По материалам Н. П. Дыренковой, человек, страдающий “шаманской” болезнью, делал колотушку для бубна. Когда, измученный этим недугом, он соглашался стать шаманом, тогда обращался к Эрлику, который разрешал ему сделать себе бубен и наделял его духами-помощниками. При этом Эрлик повелевал шаману, сделав бубен, отправиться, вместе со своими духами, к Ульгену, Шаман к Ульгвну имел право идти только весной [АИЭ АН СССР (ЛО), ф. 3, оп. 2, д. 61, л. 8].

По сведениям, собранным Л. П. Потаповым, шаман, получив разрешение от Мустага, обращался к духу-хозяину бубна, переходившего якобы к нему от умершего шамана, из числа его бывших кровных родственников. Дух-хозяин бубна “давал” новому шаману указания о материале и форме бубна и “сообщал”, где растет дерево, из которого нужно сделать обечайку. После камлания шаман с группой помощников отправлялся в лес и “находил” “свое” дерево. Шорцы, как и кумандинпы, срубали тальник для обечайки. При этом валили его вершиной к востоку. Шаман и его помощники при рубке читали заклинания, где обращались к будущему бубну. По возвращении из леса шорцы в течение двух дней готовили детали бубна. На третий день обечайку обтягивали кожей. Вечером шаман совершал первое камлание с новым атрибутом. В нем он рассказывал духу-хозяину бубна о процессе его изготовления. Затем проводилось “оживление” бубна. Оно начиналось с “оживления” дерева, из куска которого был сделан обод. Дерево, ставшее обечайкой, “обещало” шаману хорошо служить.

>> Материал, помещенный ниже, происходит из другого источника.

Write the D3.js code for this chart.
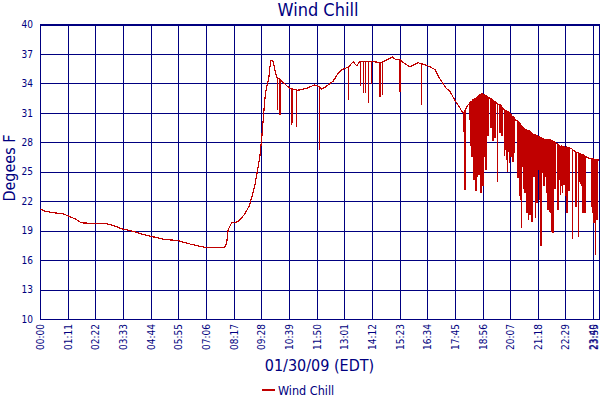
<!DOCTYPE html>
<html>
<head>
<meta charset="utf-8">
<script src="https://cdn.jsdelivr.net/npm/d3@7"></script>
<style>
  body { margin: 0; background: #fff; }
  text { font-family: "DejaVu Sans Condensed", "DejaVu Sans", sans-serif; font-stretch: condensed; fill: #000080; }
</style>
</head>
<body>
<svg id="chart" width="600" height="400"></svg>
<script>
// tick labels
const timeTicks = ["00:00", "01:11", "02:22", "03:33", "04:44", "05:55", "07:06", "08:17", "09:28",
  "10:39", "11:50", "13:01", "14:12", "15:23", "16:34", "17:45", "18:56", "20:07", "21:18",
  "22:29", "23:40", "23:55"];
const degreeTicks = [10, 13, 16, 19, 22, 25, 28, 31, 34, 37, 40];

// upper curve: [minutes after midnight, deg F]
const envelope = [
  [0, 21.2], [12, 21.0], [25, 20.9], [40, 20.8], [60, 20.7], [72, 20.5], [90, 20.2], [106, 19.8],
  [130, 19.75], [166, 19.75], [190, 19.5], [209, 19.2], [243, 18.9], [265, 18.6], [286, 18.4],
  [300, 18.3], [320, 18.1], [354, 18.0], [370, 17.8], [389, 17.6], [423, 17.3], [450, 17.3],
  [474, 17.3], [479, 17.7], [483, 19.1], [492, 19.8], [508, 19.9], [526, 20.7], [538, 21.6],
  [551, 23.5], [559, 25.3], [564, 26.4], [569, 28.3], [573, 30.3], [577, 32.3], [581, 33.5],
  [587, 34.4], [592, 36.3], [598, 36.3], [603, 35.4], [608, 34.6], [616, 34.4], [624, 34.1],
  [641, 33.5], [649, 33.4], [658, 33.35], [662, 33.3], [684, 33.5], [705, 33.85], [714, 33.7],
  [723, 33.4], [735, 33.7], [752, 34.2], [765, 35.0], [774, 35.4], [791, 35.65], [804, 36.2],
  [813, 35.8], [821, 36.2], [840, 36.2], [860, 36.2], [872, 36.1], [890, 36.4], [905, 36.7],
  [914, 36.4], [924, 36.4], [937, 36.0], [949, 35.7], [971, 36.1], [979, 36.0], [988, 35.9],
  [1001, 35.7], [1014, 35.4], [1026, 34.5], [1043, 33.5], [1052, 33.2], [1065, 32.3],
  [1078, 31.5], [1085, 31.0], [1096, 31.65], [1103, 32.0], [1160, 32.4], [1170, 32.1],
  [1180, 31.8], [1190, 31.4], [1222, 30.25], [1320, 28.0], [1327, 27.85], [1362, 27.4],
  [1368, 27.2], [1378, 27.0], [1405, 26.45], [1412, 26.35], [1435, 26.2]
];

// sudden drops: [minutes, reading before, low reading]
const dips = [
  [609, 34.6, 31.3], [616, 34.4, 30.8], [646, 33.5, 29.8], [648, 33.45, 30.0], [658, 33.35, 29.6],
  [718, 33.6, 27.2], [791, 35.65, 32.3], [823, 36.2, 33.7], [831, 36.2, 33.0], [836, 36.2, 33.0],
  [844, 36.2, 32.0], [851, 36.2, 33.9], [873, 36.1, 32.65], [880, 36.2, 32.8], [924, 36.4, 33.1],
  [979, 36.0, 31.8],
  [1088, 31.0, 29.1], [1091, 31.2, 23.15],
  [1104, 32.0, 30.3], [1106, 32.1, 27.6], [1109, 32.2, 26.55], [1111, 32.3, 27.2], [1114, 32.35, 24.2],
  [1116, 32.4, 26.9], [1119, 32.5, 23.0], [1122, 32.6, 27.9], [1124, 32.7, 24.5], [1127, 32.75, 24.7],
  [1129, 32.85, 25.2], [1132, 32.9, 22.8], [1134, 32.95, 28.25], [1137, 32.9, 23.5], [1140, 32.85, 26.55],
  [1142, 32.8, 27.2], [1145, 32.75, 25.2], [1147, 32.7, 26.9], [1150, 32.6, 28.6], [1152, 32.55, 28.9],
  [1158, 32.45, 29.5], [1163, 32.3, 28.1], [1168, 32.1, 28.4], [1175, 31.9, 24.0], [1181, 31.8, 28.9],
  [1186, 31.6, 28.6],
  [1193, 31.3, 26.6], [1196, 31.2, 27.2], [1199, 31.15, 26.2], [1201, 31.1, 25.0], [1204, 31.0, 27.0],
  [1206, 30.9, 25.9], [1209, 30.8, 26.5], [1211, 30.7, 27.4], [1214, 30.6, 26.0], [1217, 30.5, 26.9],
  [1219, 30.4, 27.5], [1227, 30.1, 24.35],
  [1232, 29.9, 22.5], [1235, 29.75, 22.1], [1237, 29.6, 19.25], [1240, 29.5, 25.5], [1242, 29.4, 23.2],
  [1245, 29.3, 22.8], [1247, 29.3, 22.8], [1250, 29.25, 20.8], [1253, 29.2, 20.1], [1255, 29.15, 21.1],
  [1258, 29.1, 20.6], [1260, 29.0, 21.8], [1263, 28.9, 19.9], [1265, 28.85, 23.5], [1268, 28.8, 24.5],
  [1271, 28.75, 23.5], [1273, 28.7, 20.3], [1276, 28.65, 21.8], [1278, 28.6, 22.5], [1281, 28.55, 25.2],
  [1283, 28.5, 22.1], [1286, 28.45, 17.4],
  [1291, 28.35, 24.85], [1294, 28.3, 23.5], [1296, 28.3, 24.0], [1299, 28.3, 24.5], [1301, 28.3, 22.8],
  [1304, 28.25, 21.1], [1307, 28.25, 20.95], [1309, 28.25, 22.1], [1312, 28.2, 20.8], [1314, 28.15, 18.9],
  [1317, 28.1, 18.75], [1322, 28.0, 23.2],
  [1330, 27.75, 21.1], [1332, 27.7, 21.6], [1335, 27.6, 24.2], [1337, 27.6, 22.65], [1340, 27.6, 23.5],
  [1342, 27.55, 22.8], [1345, 27.55, 23.7], [1348, 27.5, 23.3], [1350, 27.5, 22.5], [1353, 27.5, 20.8],
  [1355, 27.45, 22.65], [1358, 27.45, 23.0],
  [1366, 27.3, 18.1], [1376, 27.0, 21.4], [1382, 26.9, 18.4],
  [1386, 26.8, 24.0], [1389, 26.75, 23.8], [1391, 26.7, 23.5], [1394, 26.7, 20.8], [1396, 26.65, 22.1],
  [1399, 26.6, 20.8],
  [1417, 26.3, 21.45], [1419, 26.3, 20.8], [1422, 26.28, 19.8], [1425, 26.27, 16.5], [1427, 26.25, 20.3],
  [1430, 26.22, 20.1], [1432, 26.2, 20.1]
];

const navy = "#000080";
const lineColor = "#c00000";

const svg = d3.select("#chart");
const plotLeft = 40, plotRight = 599, plotTop = 24.5, plotBottom = 319;

const toMinutes = (s) => +s.slice(0, 2) * 60 + +s.slice(3);

const x = d3.scaleLinear()
  .domain([0, toMinutes(timeTicks[timeTicks.length - 1])])
  .range([plotLeft, plotRight]);
const y = d3.scaleLinear().domain([10, 40]).range([plotBottom, plotTop]);

// grid + axes
const xAxis = d3.axisBottom(x)
  .tickValues(timeTicks.map(toMinutes))
  .tickFormat((d, i) => timeTicks[i])
  .tickSize(-(plotBottom - plotTop));
const gx = svg.append("g")
  .attr("transform", `translate(0,${plotBottom})`)
  .call(xAxis);

const yAxis = d3.axisLeft(y)
  .tickValues(degreeTicks)
  .tickSize(-(plotRight - plotLeft))
  .tickPadding(7);
const gy = svg.append("g")
  .attr("transform", `translate(${plotLeft},0)`)
  .call(yAxis);

[gx, gy].forEach((g) => {
  g.attr("font-family", null).attr("font-size", null);
  g.select(".domain").remove();
  g.selectAll(".tick line")
    .attr("stroke", navy)
    .attr("stroke-width", 1)
    .attr("shape-rendering", "crispEdges");
  g.selectAll(".tick text").style("font-size", "10px").attr("fill", navy);
});

// last label squeezed against the right edge, as in the original
gx.selectAll(".tick text")
  .attr("transform", "rotate(-90)")
  .attr("text-anchor", "end")
  .attr("x", -5)
  .attr("y", 0)
  .attr("dy", (d, i) => (i === timeTicks.length - 1 ? "-0.2em" : "0.35em"));

svg.append("rect")
  .attr("x", plotLeft)
  .attr("y", plotTop)
  .attr("width", plotRight - plotLeft)
  .attr("height", plotBottom - plotTop)
  .attr("fill", "none")
  .attr("stroke", navy)
  .attr("shape-rendering", "crispEdges");

// series: curve plus the sharp drops
const points = envelope.map(([t, v]) => ({ t, v }));
dips.forEach(([t, hi, lo]) => {
  points.push({ t, v: hi }, { t, v: lo }, { t, v: hi });
});
points.sort((a, b) => a.t - b.t);

const line = d3.line()
  .x((d) => x(d.t))
  .y((d) => y(d.v));

svg.append("path")
  .datum(points)
  .attr("fill", "none")
  .attr("stroke", lineColor)
  .attr("stroke-width", 1.2)
  .attr("shape-rendering", "crispEdges")
  .attr("d", line);

// titles
svg.append("text")
  .attr("x", 318)
  .attr("y", 16)
  .attr("text-anchor", "middle")
  .style("font-size", "18px")
  .text("Wind Chill");

svg.append("text")
  .attr("transform", "translate(15,168) rotate(-90)")
  .attr("text-anchor", "middle")
  .style("font-size", "16px")
  .text("Degees F");

svg.append("text")
  .attr("x", (plotLeft + plotRight) / 2)
  .attr("y", 371)
  .attr("text-anchor", "middle")
  .style("font-size", "16px")
  .text("01/30/09 (EDT)");

// legend
svg.append("line")
  .attr("x1", 262)
  .attr("x2", 275)
  .attr("y1", 390)
  .attr("y2", 390)
  .attr("stroke", lineColor)
  .attr("stroke-width", 2);
svg.append("text")
  .attr("x", 278)
  .attr("y", 395)
  .style("font-size", "12.5px")
  .text("Wind Chill");
</script>
</body>
</html>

После этого шаман оживлял марала или оленя, чьей кожей был обтянут бубен. При этом описывалась вся жизнь данного зверя. После того как шаман заканчивал камлание, на бубне в течение всей ночи, до рассвета, играли по очереди все лица мужского пола. При этом запрещалось устраивать перерывы, во время которых бубен смог бы “отдохнуть”. Утром шаман “узнавал” от духа-хозяина бубна, какие сделать на нем изображения. Тут же указанные рисунки наносились на обтяжку. Затем подвешивались все металлические привески. В течение дня бубен сох, а вечером все, кто принимал участие в его изготовлении, привязывали к его перекладине и рукоятке ленточки из материи, после чего шаман проводил камлание с целью “показа” бубна Мустагу. Последний якобы осматривал и проверял прочность атрибута вместе со своими сыновьями - горами Караган, Юш-таш, Карабур, Кедэй. Они сильно били по бубну по три раза. После проверки Мустаг определял, сколько раз шаман должен обновить свой атрибут и сколько лет камлать каждым из них. В конце обряда шаман показывал свой бубен духу Тазыган, изображение которого наносилось на бубен в виде рогатого животного. По мнению Л. П. Потапова, это лось, марал или олень. Заключительным моментом цикла обрядов приобретения первого бубна являлось камлание к Эрлику, которому шаман тоже показывал свой бубен. Эрлик будто бы тоже проверял его и определял количество бубнов, которыми будет владеть новичок. Он указывал то же количество, что и Мустаг [Потапов, 1947, с. 162-164].